Task description:
Output the material beneath this task exactly, images excluded.

Raw records:
╔══
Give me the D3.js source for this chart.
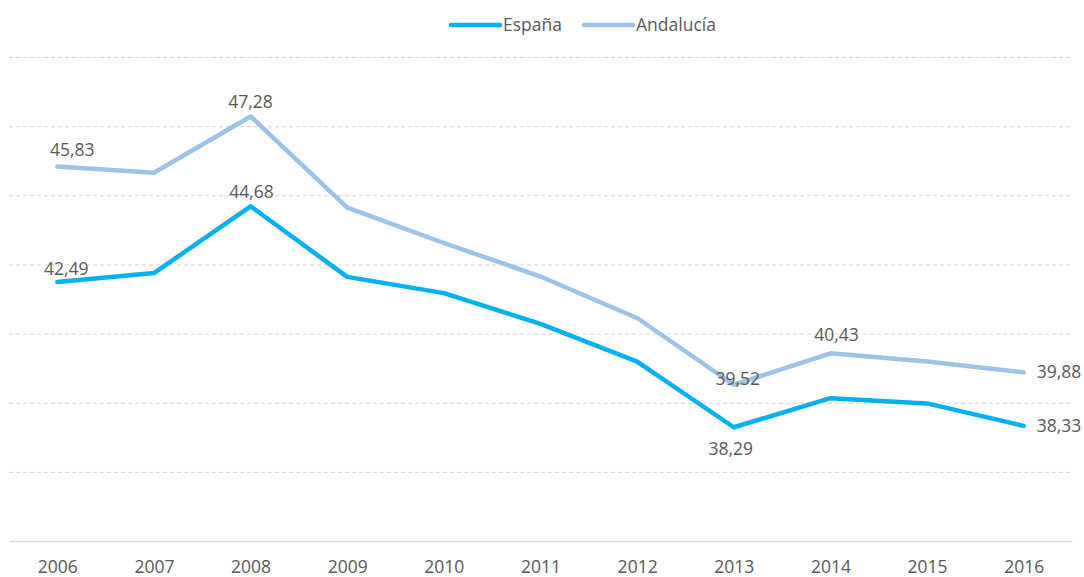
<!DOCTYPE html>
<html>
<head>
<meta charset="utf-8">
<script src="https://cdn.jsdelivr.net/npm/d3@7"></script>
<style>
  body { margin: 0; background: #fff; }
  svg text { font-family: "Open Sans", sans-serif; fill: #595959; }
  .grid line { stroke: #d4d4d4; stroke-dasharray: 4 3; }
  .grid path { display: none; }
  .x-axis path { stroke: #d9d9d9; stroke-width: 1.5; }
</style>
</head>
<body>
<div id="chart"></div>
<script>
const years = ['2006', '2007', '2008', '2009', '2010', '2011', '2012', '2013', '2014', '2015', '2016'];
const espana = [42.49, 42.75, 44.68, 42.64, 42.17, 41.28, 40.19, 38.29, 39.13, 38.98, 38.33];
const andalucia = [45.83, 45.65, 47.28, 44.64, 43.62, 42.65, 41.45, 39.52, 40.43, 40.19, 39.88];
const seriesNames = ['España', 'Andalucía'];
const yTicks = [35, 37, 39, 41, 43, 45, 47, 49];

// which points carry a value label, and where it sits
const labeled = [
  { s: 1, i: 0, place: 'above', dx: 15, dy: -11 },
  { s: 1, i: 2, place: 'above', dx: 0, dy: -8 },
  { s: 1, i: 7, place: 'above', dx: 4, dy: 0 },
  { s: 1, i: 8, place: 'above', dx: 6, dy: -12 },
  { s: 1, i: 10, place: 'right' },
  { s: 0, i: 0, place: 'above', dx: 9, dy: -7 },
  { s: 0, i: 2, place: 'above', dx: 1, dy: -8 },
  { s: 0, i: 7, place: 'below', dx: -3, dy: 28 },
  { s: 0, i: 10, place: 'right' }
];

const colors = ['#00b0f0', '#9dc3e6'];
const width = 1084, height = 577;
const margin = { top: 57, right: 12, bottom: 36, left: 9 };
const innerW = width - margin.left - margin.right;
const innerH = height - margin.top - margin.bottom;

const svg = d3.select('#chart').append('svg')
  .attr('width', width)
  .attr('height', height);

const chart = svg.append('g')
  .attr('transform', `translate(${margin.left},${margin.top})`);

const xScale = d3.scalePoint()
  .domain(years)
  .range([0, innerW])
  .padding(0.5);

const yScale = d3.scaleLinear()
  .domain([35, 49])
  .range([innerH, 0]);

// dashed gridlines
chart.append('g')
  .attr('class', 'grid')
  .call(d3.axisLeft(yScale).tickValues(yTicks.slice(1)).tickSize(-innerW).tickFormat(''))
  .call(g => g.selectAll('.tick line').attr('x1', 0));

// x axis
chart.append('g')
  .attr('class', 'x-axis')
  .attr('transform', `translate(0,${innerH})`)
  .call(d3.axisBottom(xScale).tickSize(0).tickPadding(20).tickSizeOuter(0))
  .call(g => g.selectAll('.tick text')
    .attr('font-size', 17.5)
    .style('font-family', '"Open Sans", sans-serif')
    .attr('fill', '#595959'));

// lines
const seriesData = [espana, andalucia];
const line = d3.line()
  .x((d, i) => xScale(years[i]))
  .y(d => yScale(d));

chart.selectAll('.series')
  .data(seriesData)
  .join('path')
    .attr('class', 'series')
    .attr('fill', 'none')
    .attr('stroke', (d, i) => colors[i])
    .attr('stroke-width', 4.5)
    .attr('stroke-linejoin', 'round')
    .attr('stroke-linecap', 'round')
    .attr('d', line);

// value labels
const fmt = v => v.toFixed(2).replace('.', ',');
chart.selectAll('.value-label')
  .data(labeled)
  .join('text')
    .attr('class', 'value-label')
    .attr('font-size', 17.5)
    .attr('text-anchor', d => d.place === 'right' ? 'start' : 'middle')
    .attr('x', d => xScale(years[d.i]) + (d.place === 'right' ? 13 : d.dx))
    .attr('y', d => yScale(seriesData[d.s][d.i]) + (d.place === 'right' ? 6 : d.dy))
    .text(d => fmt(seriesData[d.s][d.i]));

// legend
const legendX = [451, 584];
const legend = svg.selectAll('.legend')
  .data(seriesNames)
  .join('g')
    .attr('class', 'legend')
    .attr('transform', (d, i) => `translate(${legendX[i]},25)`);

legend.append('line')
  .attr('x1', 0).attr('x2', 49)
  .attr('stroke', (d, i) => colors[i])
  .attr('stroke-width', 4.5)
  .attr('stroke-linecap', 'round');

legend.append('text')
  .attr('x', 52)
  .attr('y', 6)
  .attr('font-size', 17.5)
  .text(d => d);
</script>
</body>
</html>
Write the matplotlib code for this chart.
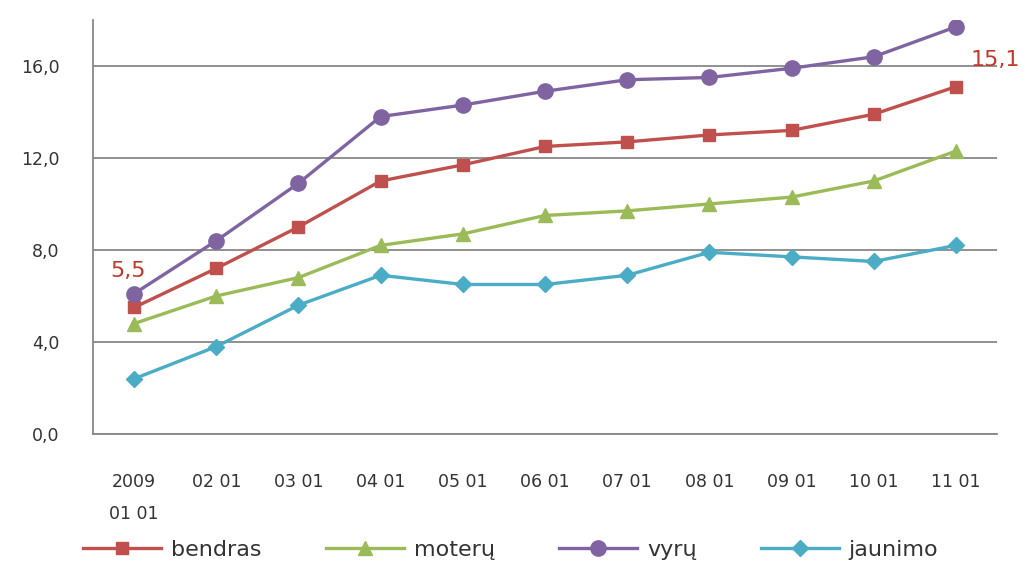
╚══
Result of the exercise:
Give me the D3.js source for this chart.
<!DOCTYPE html>
<html>
<head>
<meta charset="utf-8">
<script src="https://cdn.jsdelivr.net/npm/d3@7"></script>
<style>
  body { margin: 0; background: #fff; }
  svg text { font-family: "Open Sans", sans-serif; fill: #595959; }
  .grid line { stroke: #d4d4d4; stroke-dasharray: 4 3; }
  .grid path { display: none; }
  .x-axis path { stroke: #d9d9d9; stroke-width: 1.5; }
</style>
</head>
<body>
<div id="chart"></div>
<script>
const years = ['2006', '2007', '2008', '2009', '2010', '2011', '2012', '2013', '2014', '2015', '2016'];
const espana = [42.49, 42.75, 44.68, 42.64, 42.17, 41.28, 40.19, 38.29, 39.13, 38.98, 38.33];
const andalucia = [45.83, 45.65, 47.28, 44.64, 43.62, 42.65, 41.45, 39.52, 40.43, 40.19, 39.88];
const seriesNames = ['España', 'Andalucía'];
const yTicks = [35, 37, 39, 41, 43, 45, 47, 49];

// which points carry a value label, and where it sits
const labeled = [
  { s: 1, i: 0, place: 'above', dx: 15, dy: -11 },
  { s: 1, i: 2, place: 'above', dx: 0, dy: -8 },
  { s: 1, i: 7, place: 'above', dx: 4, dy: 0 },
  { s: 1, i: 8, place: 'above', dx: 6, dy: -12 },
  { s: 1, i: 10, place: 'right' },
  { s: 0, i: 0, place: 'above', dx: 9, dy: -7 },
  { s: 0, i: 2, place: 'above', dx: 1, dy: -8 },
  { s: 0, i: 7, place: 'below', dx: -3, dy: 28 },
  { s: 0, i: 10, place: 'right' }
];

const colors = ['#00b0f0', '#9dc3e6'];
const width = 1084, height = 577;
const margin = { top: 57, right: 12, bottom: 36, left: 9 };
const innerW = width - margin.left - margin.right;
const innerH = height - margin.top - margin.bottom;

const svg = d3.select('#chart').append('svg')
  .attr('width', width)
  .attr('height', height);

const chart = svg.append('g')
  .attr('transform', `translate(${margin.left},${margin.top})`);

const xScale = d3.scalePoint()
  .domain(years)
  .range([0, innerW])
  .padding(0.5);

const yScale = d3.scaleLinear()
  .domain([35, 49])
  .range([innerH, 0]);

// dashed gridlines
chart.append('g')
  .attr('class', 'grid')
  .call(d3.axisLeft(yScale).tickValues(yTicks.slice(1)).tickSize(-innerW).tickFormat(''))
  .call(g => g.selectAll('.tick line').attr('x1', 0));

// x axis
chart.append('g')
  .attr('class', 'x-axis')
  .attr('transform', `translate(0,${innerH})`)
  .call(d3.axisBottom(xScale).tickSize(0).tickPadding(20).tickSizeOuter(0))
  .call(g => g.selectAll('.tick text')
    .attr('font-size', 17.5)
    .style('font-family', '"Open Sans", sans-serif')
    .attr('fill', '#595959'));

// lines
const seriesData = [espana, andalucia];
const line = d3.line()
  .x((d, i) => xScale(years[i]))
  .y(d => yScale(d));

chart.selectAll('.series')
  .data(seriesData)
  .join('path')
    .attr('class', 'series')
    .attr('fill', 'none')
    .attr('stroke', (d, i) => colors[i])
    .attr('stroke-width', 4.5)
    .attr('stroke-linejoin', 'round')
    .attr('stroke-linecap', 'round')
    .attr('d', line);

// value labels
const fmt = v => v.toFixed(2).replace('.', ',');
chart.selectAll('.value-label')
  .data(labeled)
  .join('text')
    .attr('class', 'value-label')
    .attr('font-size', 17.5)
    .attr('text-anchor', d => d.place === 'right' ? 'start' : 'middle')
    .attr('x', d => xScale(years[d.i]) + (d.place === 'right' ? 13 : d.dx))
    .attr('y', d => yScale(seriesData[d.s][d.i]) + (d.place === 'right' ? 6 : d.dy))
    .text(d => fmt(seriesData[d.s][d.i]));

// legend
const legendX = [451, 584];
const legend = svg.selectAll('.legend')
  .data(seriesNames)
  .join('g')
    .attr('class', 'legend')
    .attr('transform', (d, i) => `translate(${legendX[i]},25)`);

legend.append('line')
  .attr('x1', 0).attr('x2', 49)
  .attr('stroke', (d, i) => colors[i])
  .attr('stroke-width', 4.5)
  .attr('stroke-linecap', 'round');

legend.append('text')
  .attr('x', 52)
  .attr('y', 6)
  .attr('font-size', 17.5)
  .text(d => d);
</script>
</body>
</html>
Write the matplotlib code for this chart.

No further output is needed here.